To increase your base levels of pleasure and joy, says Lyubomirsky, it’s essential to choose pleasure-embracing activities that suit your tastes and values and that make the most of your natural talents and discernments. In other words, you need to look for pleasurable pastimes that create a good “happiness fit” for your personality.

Look to the sidebars on this page for some suggestions. Then start experimenting. The time you spend actively following your bliss is time well spent — both in terms of increasing your happiness and enhancing your health. All of which means that if you haven’t made your own delight a priority lately, you’ve got a great excuse to begin in earnest.


Peak Moments

If you find yourself struggling to decide which pleasures and passions you want to pursue, here are a few questions to ask yourself:

What delighted you when you were younger?

Very often, the things that gave us great pleasure as kids can offer clues about what might give us enjoyment again — because they speak of innate interests and enthusiasms. OK, maybe you don’t want to craft creative clothes for your Barbie dolls anymore, but making yourself or your kid a pair of crazy felt mittens might be really fun.

When do you lose track of time?

Shooting free throws? Painting? Gardening? We all know the incredible feeling that comes when time disappears. Identify your own timeless moments to help guide you toward activities that will keep you passionately involved.

What experiences elicit feelings of longing?

Do you feel a twinge of envy when you see someone reading a novel, getting a shoulder rub, playing an instrument or making soup from scratch? Give yourself permission, then give it a try.

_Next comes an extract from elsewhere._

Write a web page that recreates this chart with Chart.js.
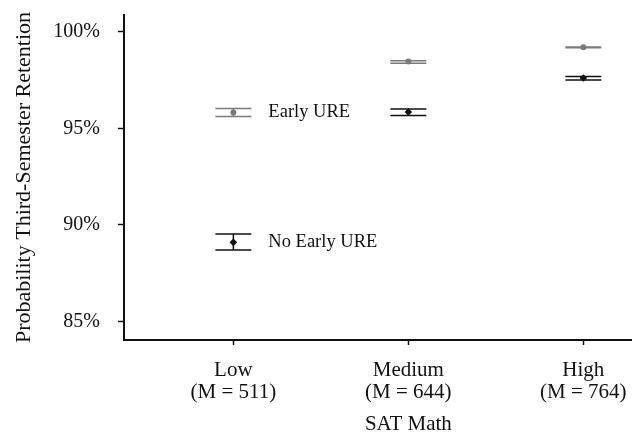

Take Your Pleasure Inventory

Paying detailed attention to pleasing experiences — by noticing and naming them as they happen, and replaying them after the fact — is a great way to become more aware of the many sources of pleasure in your life. Consider the following questions:

  • What are your favorite moments of each day? Describe the pleasures they bring you.
  • Name at least three memorable sensual pleasures (think in terms of sound, smell, taste, sight and touch) that you can recall experiencing recently or that you look forward to experiencing soon.
  • What about your daily environment (home, office, etc.) is arranged in a way that gives you pleasure?
  • What makes you smile or laugh on a regular basis?
  • What activities or tasks give you the greatest feelings of satisfaction while you are doing them?
  • How often are you hugged, held, cuddled, or otherwise touched with kindness and affection?
  • What opportunities do you have to show others (kids, pets, friends, loved ones) care and affection?
  • When you’re feeling down or needing support, how do you take care of yourself (without numbing out or indulging in unhealthy behaviors)?